In some embodiments, the method 400 includes closing a downhole valve of the well test completion to halt the production of the second fluid from the second production zone. In some embodiments, closing the downhole valve is performed by remote control, such as via an electric line, a hydraulic line, or wirelessly (such as via an electromagnetic signal). In an example, the downhole valve is valve 252.
In some embodiments, the method 400 includes monitoring a pressure build-up of the second production zone using a gauge of the well test completion. In an example, the gauge is gauge 258.
In some embodiments, the method 400 includes taking one or more samples of the first fluid in the well. In an example, the one or more samples are taken using a fluid sampler tool that is installed as a component of the upper test completion (such as upper test completion 220). In some embodiments, the method 400 includes taking one or more samples of the second fluid in the well. In an example, the one or more samples are taken using a fluid sampler tool that is installed as a component of the lower test completion (such as lower test completion 250).
In some embodiments, the method 400 includes retrieving the well test completion from the well.
In some embodiments, the method 400 is performed without flaring or venting gas from the first fluid. In some embodiments, the method 400 is performed without flaring or venting gas from the second fluid. In some embodiments, the method 400 is performed without burning oil from the first fluid. In some embodiments, the method 400 is performed without burning oil from the second fluid.
It is contemplated that any operation, activity, or example related to the method 300 may be incorporated into the method 400. It is further contemplated that any operation, activity, or example related to the method 400 may be incorporated into the method 300.
Embodiments of the present disclosure provide systems, apparatus, and methods for testing a well. The testing may be accomplished without flaring or venting gas produced from the well. The testing may be accomplished without burning oil produced from the well. Compared to conventional techniques, embodiments of the present disclosure provide environmental benefits and avert unwanted wastage of resources by the avoidance of flaring or venting produced gas and the avoidance of burning produced oil.
It is contemplated that any one or more elements or features of any one disclosed embodiment or example may be beneficially incorporated in any one or more other non-mutually exclusive embodiments or examples. While the foregoing is directed to embodiments of the present disclosure, other and further embodiments of the disclosure may be devised without departing from the basic scope thereof, and the scope thereof is determined by the claims that follow.
The following claims are not intended to be limited to the aspects shown herein, but are to be accorded the full scope consistent with the language of the claims.
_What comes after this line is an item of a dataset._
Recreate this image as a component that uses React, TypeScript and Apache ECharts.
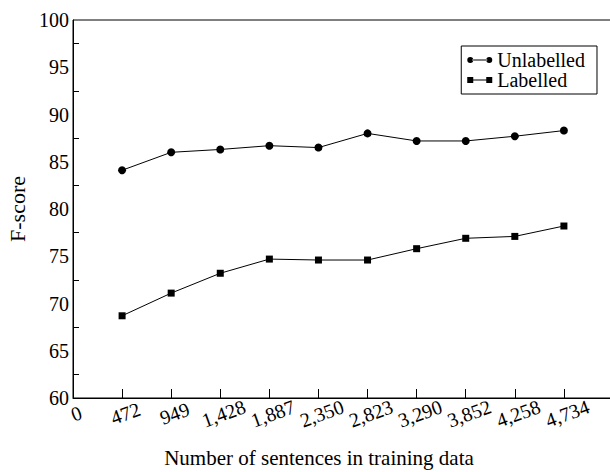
import React, { useEffect, useRef } from "react";
import * as echarts from "echarts";

const sentenceCounts = ["472", "949", "1,428", "1,887", "2,350", "2,823", "3,290", "3,852", "4,258", "4,734"];
const unlabelled = [84.1, 86.0, 86.3, 86.7, 86.5, 88.0, 87.2, 87.2, 87.7, 88.3];
const labelled = [68.7, 71.1, 73.2, 74.7, 74.6, 74.6, 75.8, 76.9, 77.1, 78.2];
const yTicks = { min: 60, max: 100, interval: 5 };

const FONT = "'Liberation Serif', 'Times New Roman', serif";

export default function App() {
  const ref = useRef<HTMLDivElement>(null);
  useEffect(() => {
    if (!ref.current) return;
    const chart = echarts.init(ref.current, undefined, { renderer: "svg" });
    const cats = ["0", ...sentenceCounts, ""];
    const circleIcon =
      "path://M0,3a3,3 0 1,0 6,0a3,3 0 1,0 -6,0zM5,2.5h15v1h-15zM19,3a3,3 0 1,0 6,0a3,3 0 1,0 -6,0z";
    const rectIcon = "path://M0,0h6v6h-6zM5,2.5h15v1h-15zM19,0h6v6h-6z";
    chart.setOption({
      animation: false,
      backgroundColor: "#fff",
      grid: {
        left: 73,
        top: 20,
        width: 540,
        height: 378,
        outerBoundsMode: "none",
        containLabel: false,
        show: true,
        borderColor: "#000",
        borderWidth: 1,
      },
      legend: {
        right: 13,
        top: 46,
        orient: "vertical",
        borderColor: "#000",
        borderWidth: 1,
        padding: [4, 12, 4, 6],
        itemGap: 0,
        itemWidth: 25,
        itemHeight: 7,
        textStyle: { fontFamily: FONT, fontSize: 20, lineHeight: 19, color: "#000", padding: [0, 0, 0, 0] },
        data: [
          { name: "Unlabelled", icon: circleIcon },
          { name: "Labelled", icon: rectIcon },
        ],
      },
      xAxis: {
        type: "category",
        boundaryGap: false,
        data: cats,
        axisLine: { lineStyle: { color: "#000", width: 1 } },
        axisTick: { inside: true, length: 9, lineStyle: { color: "#000" } },
        axisLabel: {
          interval: 0,
          rotate: 20,
          align: "center",
          verticalAlign: "top",
          margin: 6,
          fontFamily: FONT,
          fontSize: 20,
          color: "#000",
        },
        splitLine: { show: false },
      },
      yAxis: {
        type: "value",
        min: yTicks.min,
        max: yTicks.max,
        interval: yTicks.interval,
        name: "F-score",
        nameLocation: "middle",
        nameGap: 42,
        nameTextStyle: { fontFamily: FONT, fontSize: 22, color: "#000" },
        axisLine: { show: true, lineStyle: { color: "#000", width: 1 } },
        axisTick: { inside: true, length: 12, lineStyle: { color: "#000" } },
        minorTick: { show: true, splitNumber: 2, length: 6, lineStyle: { color: "#000" } },
        axisLabel: { margin: 4, fontFamily: FONT, fontSize: 20, color: "#000" },
        splitLine: { show: false },
      },
      graphic: [
        {
          type: "text",
          x: 319,
          y: 458,
          style: {
            text: "Number of sentences in training data",
            font: `21px ${FONT}`,
            fill: "#000",
            textAlign: "center",
            textVerticalAlign: "middle",
          },
        },
      ],
      series: [
        {
          name: "Unlabelled",
          type: "line",
          data: [null, ...unlabelled],
          symbol: "circle",
          symbolSize: 8,
          itemStyle: { color: "#000" },
          lineStyle: { color: "#000", width: 1 },
        },
        {
          name: "Labelled",
          type: "line",
          data: [null, ...labelled],
          symbol: "rect",
          symbolSize: 7,
          itemStyle: { color: "#000" },
          lineStyle: { color: "#000", width: 1 },
        },
      ],
    });
    return () => chart.dispose();
  }, []);
  return (
    <div
      ref={ref}
      style={{ position: "fixed", left: 0, top: 0, width: 610, height: 472, background: "#fff" }}
    />
  );
}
Within a claim, reference to an element in the singular is not intended to mean “one and only one” unless specifically so stated, but rather “one or more.” Unless specifically stated otherwise, the term “some” refers to one or more. No claim element is to be construed under the provisions of 35 U.S.C. § 112(f) unless the element is expressly recited using the phrase “means for”. All structural and functional equivalents to the elements of the various aspects described throughout this disclosure that are known or later come to be known to those of ordinary skill in the art are expressly incorporated herein by reference and are intended to be encompassed by the claims. Moreover, nothing disclosed herein is intended to be dedicated to the public regardless of whether such disclosure is explicitly recited in the claims.